### THE PROBLEM
Extract each line holding the word "diagram" from the entries.

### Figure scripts
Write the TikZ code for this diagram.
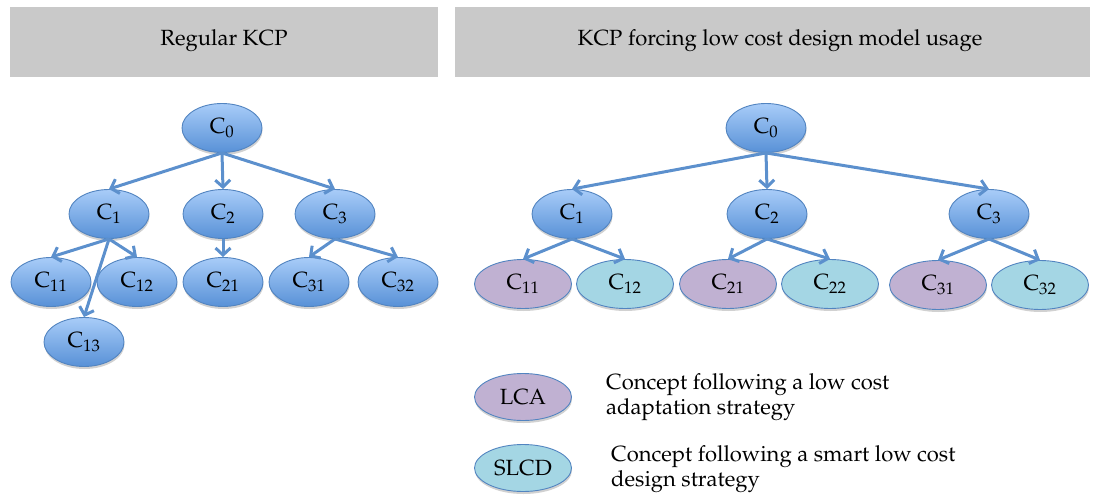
\documentclass[tikz,border=0pt]{standalone}
\usepackage[T1]{fontenc}
\usepackage{mathpazo}
\usetikzlibrary{shapes.geometric,shadows,arrows.meta}
\definecolor{hdr}{RGB}{201,201,201}
\definecolor{btop}{RGB}{168,204,248}
\definecolor{bbot}{RGB}{88,145,215}
\definecolor{bord}{RGB}{82,132,192}
\definecolor{lcac}{RGB}{192,177,210}
\definecolor{slcdc}{RGB}{164,214,228}
\definecolor{edgec}{RGB}{92,144,205}
\begin{document}
\begin{tikzpicture}[x=1pt,y=-1pt,
  hdrbox/.style={fill=hdr, inner sep=0pt, minimum height=67pt,
    drop shadow={opacity=0.3, shadow xshift=0pt, shadow yshift=-3pt, fill=black!70}},
  hdrtext/.style={inner sep=0pt, font=\fontsize{22}{26}\selectfont},
  base/.style={ellipse, draw=bord, line width=0.9pt, inner sep=0pt,
    font=\fontsize{22}{24}\selectfont,
    drop shadow={opacity=0.18, shadow xshift=0.5pt, shadow yshift=-2.5pt, fill=black}},
  bluenode/.style={base, top color=btop, bottom color=bbot, minimum width=80pt, minimum height=49pt},
  lcanode/.style={base, fill=lcac, minimum width=97pt, minimum height=49pt},
  slcdnode/.style={base, fill=slcdc, minimum width=97pt, minimum height=49pt},
  arr/.style={draw=edgec, line width=3pt, -{Straight Barb[length=7pt,width=15pt]}},
  legtext/.style={anchor=west, align=left, inner sep=0pt, font=\fontsize{22}{25}\selectfont}
]
\useasboundingbox (0,0) rectangle (1099,495);

% headers
\node[hdrbox, minimum width=428pt] (h1) at (224,40.5) {};
\node[hdrtext] (h1t) at (224,40.5) {Regular KCP};
\node[hdrbox, minimum width=635pt] (h2) at (772.5,40.5) {};
\node[hdrtext] (h2t) at (780,40.5) {KCP forcing low cost design model usage};

% left tree
\node[bluenode] (L0) at (222,128) {C\textsubscript{0}};
\node[bluenode] (L1) at (109,214) {C\textsubscript{1}};
\node[bluenode] (L2) at (223,214) {C\textsubscript{2}};
\node[bluenode] (L3) at (335,214) {C\textsubscript{3}};
\node[bluenode] (L11) at (51,282) {C\textsubscript{11}};
\node[bluenode] (L12) at (137,282) {C\textsubscript{12}};
\node[bluenode] (L21) at (223,282) {C\textsubscript{21}};
\node[bluenode] (L31) at (309,282) {C\textsubscript{31}};
\node[bluenode] (L32) at (398,282) {C\textsubscript{32}};
\node[bluenode] (L13) at (84,342) {C\textsubscript{13}};

\draw[arr] (L0.south) -- (L1.north);
\draw[arr] (L0.south) -- (L2.north);
\draw[arr] (L0.south) -- (L3.north);
\draw[arr] (L1.south) -- (L11.north);
\draw[arr] (L1.south) -- (L12.north);
\draw[arr] (L1.south) -- (L13.north);
\draw[arr] (L2.south) -- (L21.north);
\draw[arr] (L3.south) -- (L31.north);
\draw[arr] (L3.south) -- (L32.north);

% right tree
\node[bluenode] (R0) at (766,128) {C\textsubscript{0}};
\node[bluenode] (R1) at (572,214) {C\textsubscript{1}};
\node[bluenode] (R2) at (767,214) {C\textsubscript{2}};
\node[bluenode] (R3) at (989,214) {C\textsubscript{3}};
\node[lcanode] (R11) at (523,284) {C\textsubscript{11}};
\node[slcdnode] (R12) at (625,284) {C\textsubscript{12}};
\node[lcanode] (R21) at (728,284) {C\textsubscript{21}};
\node[slcdnode] (R22) at (830,284) {C\textsubscript{22}};
\node[lcanode] (R31) at (938,285) {C\textsubscript{31}};
\node[slcdnode] (R32) at (1040,285) {C\textsubscript{32}};

\draw[arr] (R0.south) -- (R1.north);
\draw[arr] (R0.south) -- (R2.north);
\draw[arr] (R0.south) -- (R3.north);
\draw[arr] (R1.south) -- (R11.north);
\draw[arr] (R1.south) -- (R12.north);
\draw[arr] (R2.south) -- (R21.north);
\draw[arr] (R2.south) -- (R22.north);
\draw[arr] (R3.south) -- (R31.north);
\draw[arr] (R3.south) -- (R32.north);

% legend
\node[lcanode, minimum height=47pt] (LCA) at (523,397) {LCA};
\node[slcdnode, minimum height=47pt] (SLCD) at (523,468) {SLCD};
\node[legtext] (t1) at (606,397) {Concept following a low cost\\adaptation strategy};
\node[legtext] (t2) at (611,469) {Concept following a smart low cost\\design strategy};
\end{tikzpicture}
\end{document}
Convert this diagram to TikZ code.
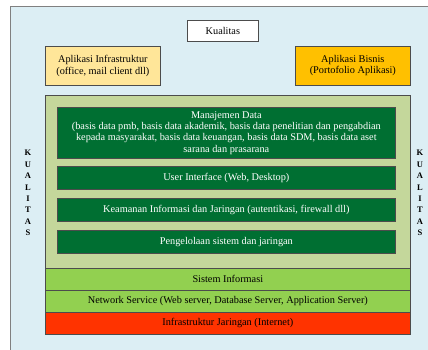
\documentclass[tikz,border=0pt]{standalone}
\usepackage{fontspec}
\setmainfont{Liberation Serif}
\usepackage{xcolor}
\usetikzlibrary{positioning}

\definecolor{frameblue}{HTML}{DCEEF4}
\definecolor{paleyellow}{HTML}{FFE699}
\definecolor{gold}{HTML}{FFC000}
\definecolor{khaki}{HTML}{C4D79B}
\definecolor{darkgreen}{HTML}{006F32}
\definecolor{lightgreen}{HTML}{92D050}
\definecolor{redorange}{HTML}{FF3300}

\tikzset{
	layer/.style={draw=gray!60!black, line width=0.7pt, anchor=north west, inner sep=0pt,
		align=center, font=\fontsize{10.3}{11.3}\selectfont},
	greenbar/.style={layer, fill=darkgreen, text=white, minimum width=338pt},
	basebar/.style={layer, minimum width=365pt, minimum height=22pt},
	sideword/.style={align=center, inner sep=0pt, font=\bfseries\fontsize{8.5}{11.4}\selectfont}
}

\begin{document}
\begin{tikzpicture}[x=1pt, y=-1pt]
	\useasboundingbox (0,0) rectangle (428,349);

	% Outer frame (right and bottom edges run off the picture)
	\draw[fill=frameblue, draw=gray, line width=0.9pt] (10,6) rectangle (440,360);

	% Top: quality and applications
	\node (kualitas) [layer, fill=white, minimum width=71pt, minimum height=21pt] at (187,20) {Kualitas};
	\node (infra) [layer, fill=paleyellow, minimum width=115pt, minimum height=39pt] at (45,46)
		{Aplikasi Infrastruktur\\(office, mail client dll)};
	\node (bisnis) [layer, fill=gold, minimum width=115pt, minimum height=39pt] at (295,46)
		{Aplikasi Bisnis\\(Portofolio Aplikasi)};

	% Khaki panel holding the dark green layers
	\node (panel) [layer, fill=khaki, minimum width=365pt, minimum height=173pt] at (45,95) {};

	\node (data) [greenbar, minimum height=51pt] at (57,107)
		{Manajemen Data\\(basis data pmb, basis data akademik, basis data penelitian dan pengabdian\\
		kepada masyarakat, basis data keuangan, basis data SDM, basis data aset\\sarana dan prasarana};
	\node (ui) [greenbar, minimum height=23pt] at (57,166) {User Interface (Web, Desktop)};
	\node (aman) [greenbar, minimum height=23pt] at (57,198) {Keamanan Informasi dan Jaringan (autentikasi, firewall dll)};
	\node (kelola) [greenbar, minimum height=23pt] at (57,230) {Pengelolaan sistem dan jaringan};

	% Bottom layers
	\node (si) [basebar, fill=lightgreen] at (45,268) {Sistem Informasi};
	\node (ns) [basebar, fill=lightgreen] at (45,290) {Network Service (Web server, Database Server, Application Server)};
	\node (net) [basebar, fill=redorange] at (45,312) {Infrastruktur Jaringan (Internet)};

	% Vertical quality labels
	\node (kiri) [sideword] at (28,193) {K\\U\\A\\L\\I\\T\\A\\S};
	\node (kanan) [sideword] at (420,193) {K\\U\\A\\L\\I\\T\\A\\S};
\end{tikzpicture}
\end{document}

### RESULT OF THE TASK
Write the TikZ code for this diagram.
Convert this diagram to TikZ code.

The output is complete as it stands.